Eric Schwam, who died on Christmas day, unexpectedly revealed he wanted to give around €2m (£1.8m) to Le Chambon-sur-Lignon which is located in the mountains in south eastern France.
A man who escaped the Nazis has donated a sizeable chunk of his wealth to a village in France which protected him and his family from being terrorised by Hitler’s regime.
The 90-year-old Austrian man arrived in the village alongside his family in 1943 and were hidden in a school for the entirety of World War II – staying there until 1950.
While the mayor has refused to put a concrete number on the figure Mr Schwam donated, the previous mayor told a local website she discussed the donation with him and his wife in person and it was around €2m (£1.8m).
Le Chambon-sur-Lignon is known for welcoming a range of refugees escaping torment and hiding them from their persecutors – spanning from priests in the French Revolution to Jews during the Holocaust.
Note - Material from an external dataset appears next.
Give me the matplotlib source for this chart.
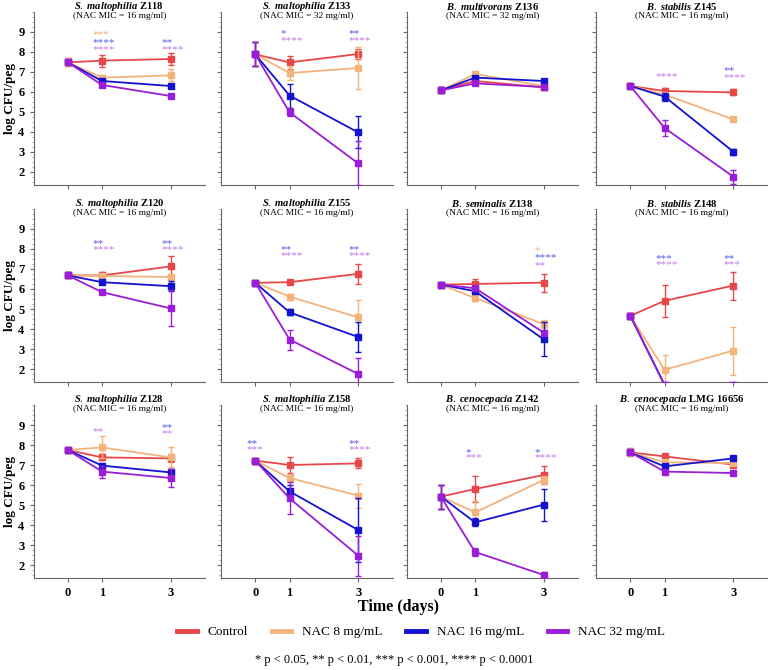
import matplotlib
matplotlib.use('Agg')
import matplotlib.pyplot as plt
from matplotlib.lines import Line2D
from matplotlib.ticker import MultipleLocator

plt.rcParams['font.family'] = ['Liberation Serif', 'DejaVu Serif']
plt.rcParams['mathtext.fontset'] = 'custom'
plt.rcParams['mathtext.it'] = 'Liberation Serif:italic:bold'
plt.rcParams['mathtext.bf'] = 'Liberation Serif:bold'
plt.rcParams['mathtext.rm'] = 'Liberation Serif'

# data
days = [0, 1, 3]
species = ['S. maltophilia', 'S. maltophilia', 'B. multivorans', 'B. stabilis',
           'S. maltophilia', 'S. maltophilia', 'B. seminalis', 'B. stabilis',
           'S. maltophilia', 'S. maltophilia', 'B. cenocepacia', 'B. cenocepacia']
strains = ['Z118', 'Z133', 'Z136', 'Z145', 'Z120', 'Z155', 'Z138', 'Z148',
           'Z128', 'Z158', 'Z142', 'LMG 16656']
mic = [16, 32, 32, 16, 16, 16, 16, 16, 16, 16, 16, 16]

control = [[7.48, 7.57, 7.65], [7.88, 7.48, 7.9], [6.08, 6.55, 6.23], [6.3, 6.05, 5.98],
           [6.68, 6.68, 7.13], [6.31, 6.34, 6.76], [6.22, 6.25, 6.32], [4.66, 5.41, 6.17],
           [7.75, 7.38, 7.33], [7.22, 7.0, 7.08], [5.42, 5.8, 6.5], [7.63, 7.43, 7.02]]
control_err = [[0.2, 0.3, 0.3], [0.6, 0.33, 0.25], [0.15, 0.1, 0.15], [0.05, 0.15, 0.15],
               [0.15, 0.15, 0.5], [0.05, 0.08, 0.5], [0.05, 0.25, 0.45], [0.15, 0.8, 0.7],
               [0.1, 0.15, 0.2], [0.15, 0.4, 0.25], [0.6, 0.65, 0.45], [0.2, 0.05, 0.05]]
nac8 = [[7.48, 6.72, 6.83], [7.88, 6.95, 7.2], [6.08, 6.9, 6.3], [6.3, 5.87, 4.63],
        [6.68, 6.65, 6.6], [6.31, 5.62, 4.58], [6.22, 5.55, 4.24], [4.66, 1.96, 2.92],
        [7.75, 7.88, 7.38], [7.22, 6.35, 5.47], [5.42, 4.63, 6.25], [7.63, 7.13, 7.1]]
nac8_err = [[0.2, 0.15, 0.3], [0.6, 0.35, 1.05], [0.15, 0.15, 0.1], [0.05, 0.1, 0.1],
            [0.15, 0.1, 0.1], [0.05, 0.15, 0.85], [0.05, 0.15, 0.2], [0.15, 0.75, 1.2],
            [0.1, 0.55, 0.5], [0.15, 0.2, 0.6], [0.6, 0.55, 0.2], [0.2, 0.05, 0.05]]
nac16 = [[7.48, 6.55, 6.3], [7.88, 5.82, 3.98], [6.08, 6.72, 6.55], [6.3, 5.77, 3.02],
         [6.68, 6.34, 6.14], [6.31, 4.83, 3.6], [6.22, 5.89, 3.48], [4.66, 1.2, 1.2],
         [7.75, 6.97, 6.63], [7.22, 5.68, 3.75], [5.42, 4.13, 5.02], [7.63, 6.93, 7.33]]
nac16_err = [[0.1, 0.05, 0.1], [0.6, 0.6, 0.8], [0.1, 0.1, 0.1], [0.05, 0.2, 0.15],
             [0.1, 0.1, 0.25], [0.05, 0.15, 0.75], [0.05, 0.1, 0.85], [0.1, 0, 0],
             [0.1, 0.1, 0.15], [0.1, 0.3, 1.6], [0.6, 0.2, 0.8], [0.1, 0.05, 0.1]]
nac32 = [[7.48, 6.35, 5.8], [7.88, 4.98, 2.43], [6.08, 6.43, 6.25], [6.3, 4.2, 1.77],
         [6.68, 5.84, 5.03], [6.31, 3.47, 1.75], [6.22, 6.04, 3.82], [4.66, 1.2, 1.2],
         [7.75, 6.67, 6.35], [7.22, 5.33, 2.47], [5.42, 2.65, 1.5], [7.63, 6.67, 6.6]]
nac32_err = [[0.1, 0.1, 0.1], [0.6, 0.2, 1.1], [0.1, 0.1, 0.1], [0.05, 0.38, 0.35],
             [0.1, 0.1, 0.9], [0.05, 0.5, 0.8], [0.05, 0.1, 0.1], [0.1, 0, 0],
             [0.1, 0.3, 0.45], [0.1, 0.8, 1.0], [0.6, 0.2, 0.15], [0.1, 0.05, 0.05]]

# significance marks: (day, series, stars, height)
stars = [
    [(1, 8, '***', 8.85), (1, 16, '****', 8.45), (1, 32, '****', 8.1), (3, 16, '**', 8.45), (3, 32, '****', 8.1)],
    [(1, 16, '*', 8.9), (1, 32, '****', 8.55), (3, 16, '**', 8.9), (3, 32, '****', 8.55)],
    [],
    [(1, 32, '****', 6.75), (3, 16, '**', 7.05), (3, 32, '****', 6.7)],
    [(1, 16, '**', 8.27), (1, 32, '****', 7.97), (3, 16, '**', 8.27), (3, 32, '****', 7.97)],
    [(1, 16, '**', 7.97), (1, 32, '****', 7.67), (3, 16, '**', 7.97), (3, 32, '****', 7.67)],
    [(3, 8, '*', 7.93), (3, 16, '****', 7.58), (3, 32, '**', 7.17)],
    [(1, 16, '***', 7.52), (1, 32, '****', 7.22), (3, 16, '**', 7.52), (3, 32, '***', 7.22)],
    [(1, 32, '**', 8.68), (3, 16, '**', 8.88), (3, 32, '**', 8.55)],
    [(0, 16, '**', 8.05), (0, 32, '***', 7.75), (3, 16, '**', 8.05), (3, 32, '****', 7.75)],
    [(1, 16, '*', 7.63), (1, 32, '***', 7.35), (3, 16, '*', 7.63), (3, 32, '****', 7.35)],
    [],
]

labels = ['Control', 'NAC 8 mg/mL', 'NAC 16 mg/mL', 'NAC 32 mg/mL']
colors = ['#E8474A', '#F2B37C', '#1212D0', '#9A1ED8']
star_colors = {8: '#F0B070', 16: '#5A5AE6', 32: '#C27AE6'}

W, H = 768, 670
fig = plt.figure(figsize=(W / 100, H / 100), dpi=100)

col_left = [33.5, 221, 406.5, 596]
row_top = [12, 209, 405]
aw, ah = 171.5, 173

series = [(nac32, nac32_err, 3), (nac16, nac16_err, 2), (nac8, nac8_err, 1), (control, control_err, 0)]

for i in range(12):
    r, c = divmod(i, 4)
    ax = fig.add_axes([col_left[c] / W, 1 - (row_top[r] + ah) / H, aw / W, ah / H])
    for vals, errs, k in series:
        ax.errorbar(days, vals[i], yerr=errs[i], color=colors[k], marker='s', ms=4,
                    lw=1.3, elinewidth=1.0, capsize=2, capthick=1.0, zorder=3 + k)
    for d, s, txt, y in stars[i]:
        ax.text(d - 0.27, y, txt, color=star_colors[s], fontsize=8, ha='left', va='center')

    ax.set_xlim(-1, 4)
    ax.set_ylim(1.35, 10)
    ax.set_xticks(days)
    ax.set_yticks(range(2, 10))
    ax.yaxis.set_minor_locator(MultipleLocator(0.25))
    for side in ['top', 'right']:
        ax.spines[side].set_visible(False)
    for side in ['left', 'bottom']:
        ax.spines[side].set_color('#666666')
        ax.spines[side].set_linewidth(0.8)
    ax.tick_params(colors='#666666', length=3, width=0.8, labelcolor='black')
    ax.tick_params(axis='y', which='minor', length=1.5, width=0.5, colors='#888888')
    if c == 0:
        ax.set_yticklabels([str(v) for v in range(2, 10)], fontweight='bold', fontsize=9)
        ax.set_ylabel('log CFU/peg', fontweight='bold', fontsize=9.5, labelpad=1.5)
    else:
        ax.set_yticklabels([])
    if r == 2:
        ax.set_xticklabels([str(d) for d in days], fontweight='bold', fontsize=9)
    else:
        ax.set_xticklabels([])

    title = r'$\mathit{' + species[i].replace(' ', r'\ ') + r'}$ $\mathbf{' + strains[i].replace(' ', r'\ ') + '}$'
    ax.text(0.5, 1.033, title, transform=ax.transAxes, ha='center', va='center', fontsize=7.6)
    ax.text(0.5, 0.975, '(NAC MIC = %d mg/ml)' % mic[i], transform=ax.transAxes,
            ha='center', va='center', fontsize=6.8)

fig.text(398 / W, 1 - 607 / H, 'Time (days)', ha='center', va='center', fontsize=11.5, fontweight='bold')

handles = [Line2D([0], [0], color=col, lw=3.5) for col in colors]
fig.legend(handles, labels, loc='center', bbox_to_anchor=(421 / W, 1 - 632 / H), ncol=4,
           frameon=False, fontsize=9.5, handlelength=1.5, columnspacing=1.8, handletextpad=0.8)

fig.text(394 / W, 1 - 660 / H, '* p < 0.05, ** p < 0.01, *** p < 0.001, **** p < 0.0001',
         ha='center', va='center', fontsize=9)

fig.savefig('out.png', dpi=100)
The village safeguarded around 2,500 Jewish refugees during the Second World War – with Israel subsequently commemorating its inhabitants.
After a pastor and his wife spearheaded the hiding of Jews, the village became a fulcrum of the resistance movement as locals put themselves at grave risk to protect Jews from harm.
Mr Schwam, who studied pharmacy, is said to have requested the money he donated to the village is poured into educational and youth projects – especially scholarships.
He went back to the Austrian capital of Vienna with his parents after the war came to an end before later relocating to Lyon in east central France where he went on to live with his Catholic wife until he died.